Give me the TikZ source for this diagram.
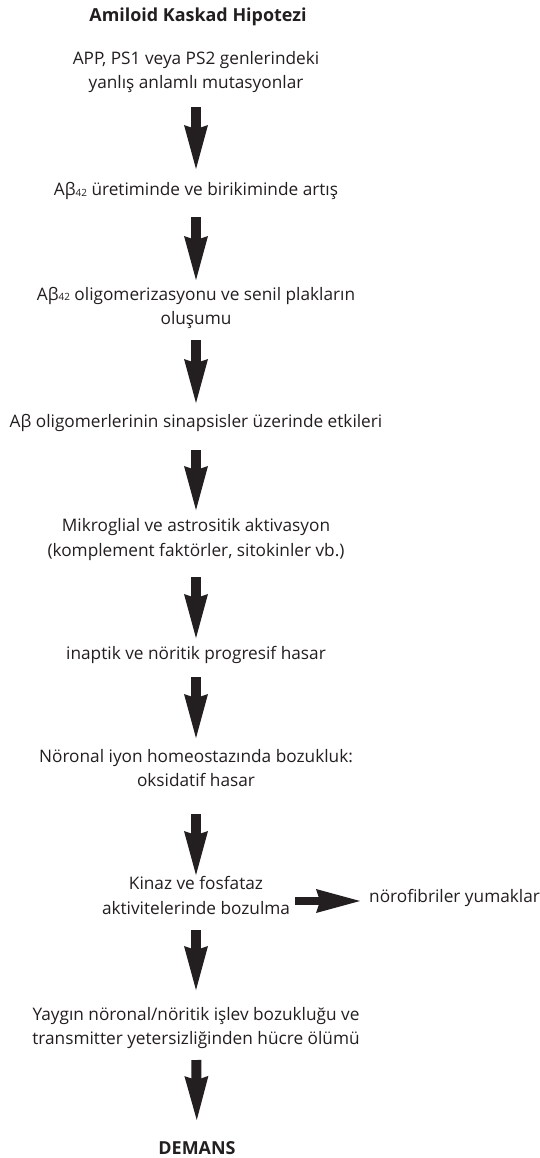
\documentclass[tikz,border=0pt]{standalone}
\usepackage{fontspec}
\setmainfont{Open Sans}
\usetikzlibrary{arrows.meta,calc}
\definecolor{ink}{HTML}{231F20}
\newcommand{\absub}[1]{{\fontsize{10}{10}\selectfont\raisebox{-0.6bp}{#1}}}
\begin{document}
\begin{tikzpicture}[x=1bp,y=-1bp,
  txt/.style={font=\fontsize{17.3}{24.8}\selectfont, text=ink, inner sep=0pt, align=center},
  ttl/.style={txt, font=\fontsize{18}{24.8}\selectfont\bfseries},
  bigarrow/.style={draw=ink, line width=10bp, -{Stealth[length=44bp,width=24bp,inset=4bp,line width=0pt]}},
  hbigarrow/.style={bigarrow, line width=8bp},
]
\useasboundingbox[fill=white] (0,0) rectangle (540,1158);
\node[ttl] (title) at (198,17) {Amiloid Kaskad Hipotezi};
\node[txt] (n1) at (196,72) {APP, PS1 veya PS2 genlerindeki\\yanlış anlamlı mutasyonlar};
\node[txt] (n2) at (196,191) {Aβ\absub{42} üretiminde ve birikiminde artış};
\node[txt] (n3) at (196,308) {Aβ\absub{42} oligomerizasyonu ve senil plakların\\oluşumu};
\node[txt] (n4) at (196,423) {Aβ oligomerlerinin sinapsisler üzerinde etkileri};
\node[txt] (n5) at (196,539.5) {Mikroglial ve astrositik aktivasyon\\(komplement faktörler, sitokinler vb.)};
\node[txt] (n6) at (196,655) {inaptik ve nöritik progresif hasar};
\node[txt] (n7) at (196,768) {Nöronal iyon homeostazında bozukluk:\\oksidatif hasar};
\node[txt] (n8) at (196,895.5) {Kinaz ve fosfataz\\aktivitelerinde bozulma};
\node[txt,anchor=west] (n9) at (369,898) {nörofibriler yumaklar};
\node[txt] (n10) at (196,1028) {Yaygın nöronal/nöritik işlev bozukluğu ve\\transmitter yetersizliğinden hücre ölümü};
\node[ttl] (n11) at (197,1148) {DEMANS};
\draw[bigarrow, shorten <=35bp, shorten >=22bp] (n1.center) -- (n2.center);
\draw[bigarrow, shorten <=26bp, shorten >=28bp] (n2.center) -- (n3.center);
\draw[bigarrow, shorten <=32bp, shorten >=20bp] (n3.center) -- (n4.center);
\draw[bigarrow, shorten <=27bp, shorten >=29.5bp] (n4.center) -- (n5.center);
\draw[bigarrow, shorten <=37.5bp, shorten >=17bp] (n5.center) -- (n6.center);
\draw[bigarrow, shorten <=22bp, shorten >=30bp] (n6.center) -- (n7.center);
\draw[bigarrow, shorten <=46bp, shorten >=20.5bp] (n7.center) -- (n8.center);
\draw[bigarrow, shorten <=34.5bp, shorten >=38bp] (n8.center) -- (n10.center);
\draw[bigarrow, shorten <=32bp, shorten >=28bp] (n10.center) -- (n11.center);
\draw[hbigarrow, shorten <=5bp, shorten >=9bp] ($(n9.west -| n8.east)+(0,3)$) -- ($(n9.west)+(0,3)$);
\end{tikzpicture}
\end{document}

────

## To do:
Restate the whole listing above exactly, except for its images.

## Response below:
Give me the TikZ source for this diagram.
\documentclass[tikz,border=0pt]{standalone}
\usepackage{fontspec}
\setmainfont{Open Sans}
\usetikzlibrary{arrows.meta,calc}
\definecolor{ink}{HTML}{231F20}
\newcommand{\absub}[1]{{\fontsize{10}{10}\selectfont\raisebox{-0.6bp}{#1}}}
\begin{document}
\begin{tikzpicture}[x=1bp,y=-1bp,
  txt/.style={font=\fontsize{17.3}{24.8}\selectfont, text=ink, inner sep=0pt, align=center},
  ttl/.style={txt, font=\fontsize{18}{24.8}\selectfont\bfseries},
  bigarrow/.style={draw=ink, line width=10bp, -{Stealth[length=44bp,width=24bp,inset=4bp,line width=0pt]}},
  hbigarrow/.style={bigarrow, line width=8bp},
]
\useasboundingbox[fill=white] (0,0) rectangle (540,1158);
\node[ttl] (title) at (198,17) {Amiloid Kaskad Hipotezi};
\node[txt] (n1) at (196,72) {APP, PS1 veya PS2 genlerindeki\\yanlış anlamlı mutasyonlar};
\node[txt] (n2) at (196,191) {Aβ\absub{42} üretiminde ve birikiminde artış};
\node[txt] (n3) at (196,308) {Aβ\absub{42} oligomerizasyonu ve senil plakların\\oluşumu};
\node[txt] (n4) at (196,423) {Aβ oligomerlerinin sinapsisler üzerinde etkileri};
\node[txt] (n5) at (196,539.5) {Mikroglial ve astrositik aktivasyon\\(komplement faktörler, sitokinler vb.)};
\node[txt] (n6) at (196,655) {inaptik ve nöritik progresif hasar};
\node[txt] (n7) at (196,768) {Nöronal iyon homeostazında bozukluk:\\oksidatif hasar};
\node[txt] (n8) at (196,895.5) {Kinaz ve fosfataz\\aktivitelerinde bozulma};
\node[txt,anchor=west] (n9) at (369,898) {nörofibriler yumaklar};
\node[txt] (n10) at (196,1028) {Yaygın nöronal/nöritik işlev bozukluğu ve\\transmitter yetersizliğinden hücre ölümü};
\node[ttl] (n11) at (197,1148) {DEMANS};
\draw[bigarrow, shorten <=35bp, shorten >=22bp] (n1.center) -- (n2.center);
\draw[bigarrow, shorten <=26bp, shorten >=28bp] (n2.center) -- (n3.center);
\draw[bigarrow, shorten <=32bp, shorten >=20bp] (n3.center) -- (n4.center);
\draw[bigarrow, shorten <=27bp, shorten >=29.5bp] (n4.center) -- (n5.center);
\draw[bigarrow, shorten <=37.5bp, shorten >=17bp] (n5.center) -- (n6.center);
\draw[bigarrow, shorten <=22bp, shorten >=30bp] (n6.center) -- (n7.center);
\draw[bigarrow, shorten <=46bp, shorten >=20.5bp] (n7.center) -- (n8.center);
\draw[bigarrow, shorten <=34.5bp, shorten >=38bp] (n8.center) -- (n10.center);
\draw[bigarrow, shorten <=32bp, shorten >=28bp] (n10.center) -- (n11.center);
\draw[hbigarrow, shorten <=5bp, shorten >=9bp] ($(n9.west -| n8.east)+(0,3)$) -- ($(n9.west)+(0,3)$);
\end{tikzpicture}
\end{document}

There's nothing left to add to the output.